(Problem)
Return the lines that follow, exactly as they appear, from the first through the one containing "-- (311,328) -- (378,280) -- cycle;"; no pictures are to be included.

------------------------------------------------

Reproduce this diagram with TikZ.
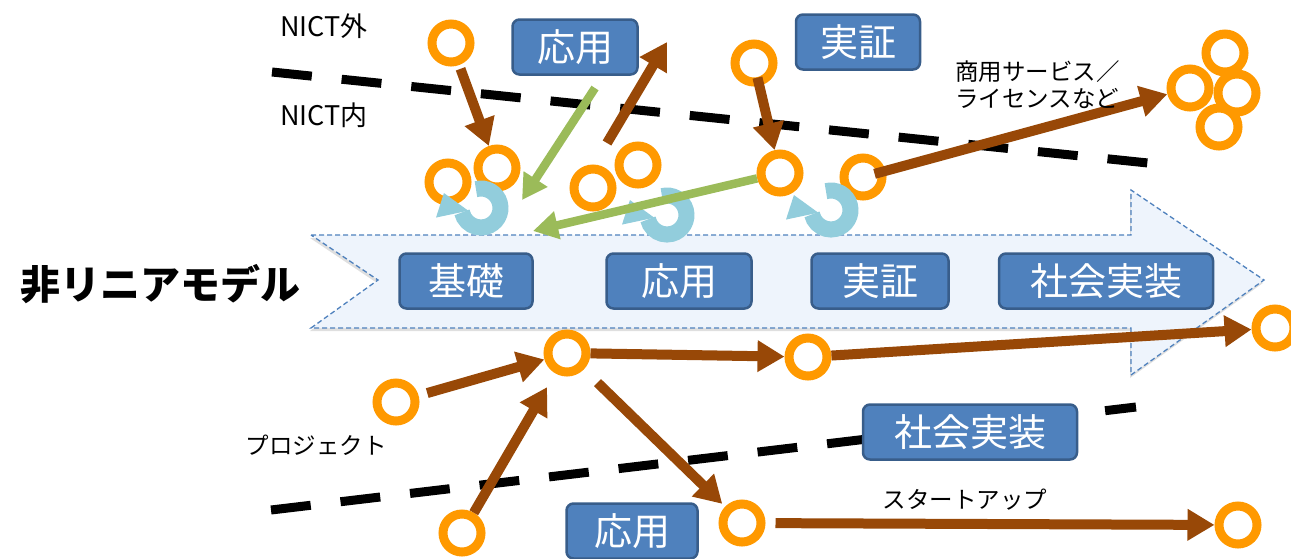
\documentclass[tikz,border=0pt]{standalone}
\usepackage{fontspec}
\setmainfont{Noto Sans CJK JP}
\usetikzlibrary{arrows.meta,shadows}
\definecolor{ringc}{HTML}{FF9900}
\definecolor{brn}{HTML}{984807}
\definecolor{grn}{HTML}{9BBB59}
\definecolor{cycc}{HTML}{92CDDC}
\definecolor{boxf}{HTML}{4F81BD}
\definecolor{boxd}{HTML}{385D8A}
\definecolor{bandf}{HTML}{EEF4FC}
\definecolor{bandd}{HTML}{4F81BD}
\begin{document}
\begin{tikzpicture}[x=1pt,y=-1pt,
  ringnode/.style={circle,draw=ringc,line width=9pt,minimum size=38pt,inner sep=0pt,fill=white},
  cycbody/.style={draw=cycc,line width=16pt},
  cychead/.style={fill=cycc},
  brarrow/.style={draw=brn,line width=10pt,-{Triangle[width=30pt,length=27pt]}},
  grarrow/.style={draw=grn,line width=8.5pt,-{Triangle[width=27pt,length=25pt]}},
  dashline/.style={draw=black,line width=9pt,dash pattern=on 40pt off 30pt},
  boxnode/.style={rounded corners=7pt,fill=boxf,draw=boxd,line width=2.5pt,text=white,
    font=\fontsize{38}{38}\selectfont,minimum height=55pt,inner sep=0pt},
  lab/.style={font=\fontsize{23.5}{27}\selectfont,inner sep=0pt},
  nict/.style={font=\fontsize{27}{29}\selectfont,inner sep=0pt}
]
\useasboundingbox (0,0) rectangle (1291,558);

% band arrow
\path[fill=bandf,draw=bandd,line width=1.3pt,dash pattern=on 5pt off 3pt,
  drop shadow={shadow xshift=-1pt,shadow yshift=-3pt,opacity=0.25}]
  (311,235) -- (1131,235) -- (1131,190) -- (1264,280) -- (1131,375) -- (1131,328)
  -- (311,328) -- (378,280) -- cycle;

% boundary dashed lines
\coordinate (d1a) at (272,72);
\coordinate (d1b) at (1148,163);
\coordinate (d2a) at (271,510);
\coordinate (d2b) at (1136,407);
\draw[dashline] (d1a) -- (d1b);
\draw[dashline] (d2a) -- (d2b);

% circles
\node[ringnode] (c1) at (451,43) {};
\node[ringnode] (c2) at (448,182) {};
\node[ringnode] (c3) at (497,168) {};
\node[ringnode] (c4) at (593,188) {};
\node[ringnode] (c4b) at (638,165) {};
\node[ringnode] (c5) at (754,63) {};
\node[ringnode] (c6) at (780,173) {};
\node[ringnode] (c7) at (863,177) {};
\node[ringnode] (k1) at (1225,53) {};
\node[ringnode] (k2) at (1190,88) {};
\node[ringnode] (k3) at (1237,93) {};
\node[ringnode] (k4) at (1219,127) {};
\node[ringnode] (c8) at (567,353) {};
\node[ringnode] (c9) at (808,357) {};
\node[ringnode] (c10) at (396,402) {};
\node[ringnode] (c11) at (462,533) {};
\node[ringnode] (c12) at (742,523) {};
\node[ringnode] (c13) at (1238,525) {};
\node[ringnode] (c14) at (1275,328) {};

% cycle arrows (canvas angles inside scope)
\coordinate (y1) at (481,208);
\coordinate (y2) at (667,215);
\coordinate (y3) at (831,210);
\foreach \cy in {y1,y2,y3}{
  \begin{scope}[shift={(\cy)},x=1pt,y=1pt]
    \draw[cycbody] (105:19.5) arc[start angle=105,end angle=-167,radius=19.5];
    \fill[cychead] (192:13) -- (192:46) -- (158:40) -- cycle;
  \end{scope}
}

% brown arrows
\coordinate (f1a) at (607,143);
\coordinate (f1b) at (667,42);
\draw[brarrow,shorten <=4pt] (c1) -- (c3);
\draw[brarrow] (f1a) -- (f1b);
\draw[brarrow,shorten <=15pt] (c5.center) -- (c6);
\draw[brarrow,shorten <=12pt] (c7.center) -- (k2);
\draw[brarrow] (c8) -- (c9);
\draw[brarrow,shorten <=9pt] (c10) -- (c8);
\draw[brarrow,shorten >=16pt] (c11) -- (c8);
\draw[brarrow,shorten <=19pt,shorten >=4pt] (c8) -- (c12);
\draw[brarrow,shorten <=10pt] (c12) -- (c13);
\draw[brarrow] (c9) -- (c14);

% green arrows
\coordinate (g1a) at (595,88);
\coordinate (g1b) at (522,200);
\coordinate (g2b) at (533,231);
\draw[grarrow] (g1a) -- (g1b);
\draw[grarrow] (c6) -- (g2b);

% boxes
\node[boxnode,minimum width=125pt] (tApp) at (575,47) {応用};
\node[boxnode,minimum width=124pt] (tDem) at (858,42) {実証};
\node[boxnode,minimum width=133pt] (bBas) at (466,281) {基礎};
\node[boxnode,minimum width=145pt] (bApp) at (679,281) {応用};
\node[boxnode,minimum width=137pt] (bDem) at (880,281) {実証};
\node[boxnode,minimum width=214pt] (bSoc) at (1106,281) {社会実装};
\node[boxnode,minimum width=214pt] (lSoc) at (970,432) {社会実装};
\node[boxnode,minimum width=131pt] (lApp) at (632,531) {応用};

% labels
\node[nict] (nOut) at (324,26) {NICT外};
\node[nict] (nIn) at (324,115) {NICT内};
\node[lab,align=left,anchor=west] (com) at (955,85) {商用サービス／\\ライセンスなど};
\node[lab] (proj) at (316,445) {プロジェクト};
\node[lab] (start) at (965,500) {スタートアップ};
\node[font=\fontsize{40}{40}\selectfont\bfseries,inner sep=0pt] (title) at (160,284) {非リニアモデル};
\end{tikzpicture}
\end{document}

------------------------------------------------

(Answer to this exercise)
Reproduce this diagram with TikZ.
\documentclass[tikz,border=0pt]{standalone}
\usepackage{fontspec}
\setmainfont{Noto Sans CJK JP}
\usetikzlibrary{arrows.meta,shadows}
\definecolor{ringc}{HTML}{FF9900}
\definecolor{brn}{HTML}{984807}
\definecolor{grn}{HTML}{9BBB59}
\definecolor{cycc}{HTML}{92CDDC}
\definecolor{boxf}{HTML}{4F81BD}
\definecolor{boxd}{HTML}{385D8A}
\definecolor{bandf}{HTML}{EEF4FC}
\definecolor{bandd}{HTML}{4F81BD}
\begin{document}
\begin{tikzpicture}[x=1pt,y=-1pt,
  ringnode/.style={circle,draw=ringc,line width=9pt,minimum size=38pt,inner sep=0pt,fill=white},
  cycbody/.style={draw=cycc,line width=16pt},
  cychead/.style={fill=cycc},
  brarrow/.style={draw=brn,line width=10pt,-{Triangle[width=30pt,length=27pt]}},
  grarrow/.style={draw=grn,line width=8.5pt,-{Triangle[width=27pt,length=25pt]}},
  dashline/.style={draw=black,line width=9pt,dash pattern=on 40pt off 30pt},
  boxnode/.style={rounded corners=7pt,fill=boxf,draw=boxd,line width=2.5pt,text=white,
    font=\fontsize{38}{38}\selectfont,minimum height=55pt,inner sep=0pt},
  lab/.style={font=\fontsize{23.5}{27}\selectfont,inner sep=0pt},
  nict/.style={font=\fontsize{27}{29}\selectfont,inner sep=0pt}
]
\useasboundingbox (0,0) rectangle (1291,558);

% band arrow
\path[fill=bandf,draw=bandd,line width=1.3pt,dash pattern=on 5pt off 3pt,
  drop shadow={shadow xshift=-1pt,shadow yshift=-3pt,opacity=0.25}]
  (311,235) -- (1131,235) -- (1131,190) -- (1264,280) -- (1131,375) -- (1131,328)
  -- (311,328) -- (378,280) -- cycle;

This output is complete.